Eigentlich ein schöner Beweis dafür, dass die wissenschaftlich perfektere Rede (Goebbels) nicht unbedingt die bessere ist. Eben weil das Volk sich nicht hinsetzt und sich überlegt was denn an der Rede jetzt toll war, sondern der Moment entscheidend ist. Ich weiß nicht, welches Charisma es an Hitler war, aber wenn ich alte Filmszenen sehe, die die Reaktion des Publikums einfangen, wird mir immer wieder anders. Für die Menschen muss diesen Mann damals eine ungeheure Ausstrahlung besessen haben, was ja bei der Wirkung der Reden bestimmt auch seinen Anteil hatte.

@scorpio: Danke für den Tip, muss ich mal wieder genauer nachlesen. Fest ist schon ne Weile her (wobei ich mir sicher bin dass auch Ian Kershaw das gut thematisiert hat, aber frag mich nicht mehr, wo, die Bücher waren zu dick.)
 
Goebbels Sportpalastrede ist allerdings ein Meisterwerk der politischen Rhetorik wie der Demagogie.
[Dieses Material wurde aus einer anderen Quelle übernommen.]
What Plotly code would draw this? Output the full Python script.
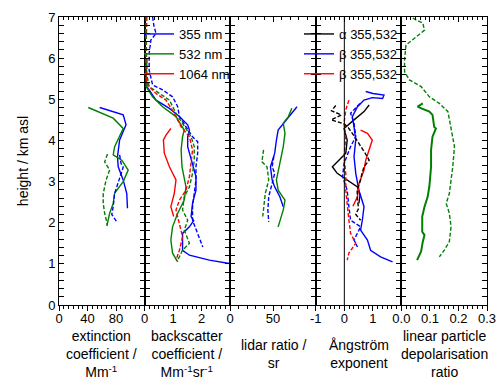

Er wurde ja auch zunehmend wichtiger, zumal sich Hitler immer mehr von der Öffentlichkeit zurückzog. Immerhin konnte der Propagandaminister mit seinen Durchhalte- und Endsiegparolen noch 1945 Massen mobilisieren.
 
Das heißt nicht, dass Hitler nicht übte oder Reden plante. Das tat er tatsächlich und er nahm sogar Schauspielunterricht. Bei wem und wann weiß ich jetzt nicht mehr.

Er hat meines Wissens bei einem Opernsänger Rhetorikunterricht gehabt, der Name fällt mir jetzt auch nicht mehr ein. Allerdings soll Hitler auch über mehrere Oktaven in seinen Reden gesprochen haben, was (angeblich) gewisse Sinne/Gehirnwasweissichfürnerven seiner Zuhörer lahmlegte.
 
Allerdings soll Hitler auch über mehrere Oktaven in seinen Reden gesprochen haben, was (angeblich) gewisse Sinne/Gehirnwasweissichfürnerven seiner Zuhörer lahmlegte.

Das halte ich mal für ein Gerücht. Denn rasch ist man dabei bei der Fistelstimme, die vielleicht beim Singen, aber beim Reden gar nicht gut kommt.
 
Gehört vielleicht nicht ganz zum Thema Rhetorik, aber der Redeninhalt sollte mit der Gestik in Verbindung gesehen werden (manche Reden im Wortlaut zB bei Domarus wirken nach meinem Eindruck anders, als wenn man sie im Film ansieht):

Zum Schauspielunterricht fallen mir die Bildserien Hitlers vor einem Spiegel ein, die Theatralik seiner Gesten im Selbststudium. Da wurde wohl nichts dem Zufall überlassen. Bei Fest nachzulesen sind auch die Gewichtsverluste nach mehrstündigen Auftritten und stundenlange Erschöpfungszustände mit apathischen Phasen.

Außerhalb der kontrollierten Gestik der Reden, die den Inhalt unterstützen sollten, gibt es mW wenig vergleichbare authentische Gefühlsausbrüche, die bildlich festgehalten werden konnten. Eines davon ist der "Freudensprung" mit dem "Aufstampfen" über das französische Kapitulationsangebot im Juni 1940.
 
Hallo,

mir ist gerade wieder was eingefallen. Die Frage ist oben auch schon öfter aufgetaucht. Der Opernsänger der Adolf Hitler Sprechunterricht gab, hieß Paul Devrient. Ich glaube es war im MDR wo mal eine Reportage über ihn kam. Er sagte über sich selber, dass er oft Schuldgefühle hat bzw hatte (Weiß leider nicht ob er noch lebt), da er der Meinung war dass er einen Teil dazu beigetragen hat, dass Hitler überhaupt so mächtig werden konnte, da er ohne dessen Unterricht nicht in der Lage gewesen wäre so lange Reden zu halten. Und auch nicht in so großer Stückzahl, da es sonst Probleme mit Hitlers Stimmbändern geben würde. Bzw die er auch schon nach einigen Reden hatte.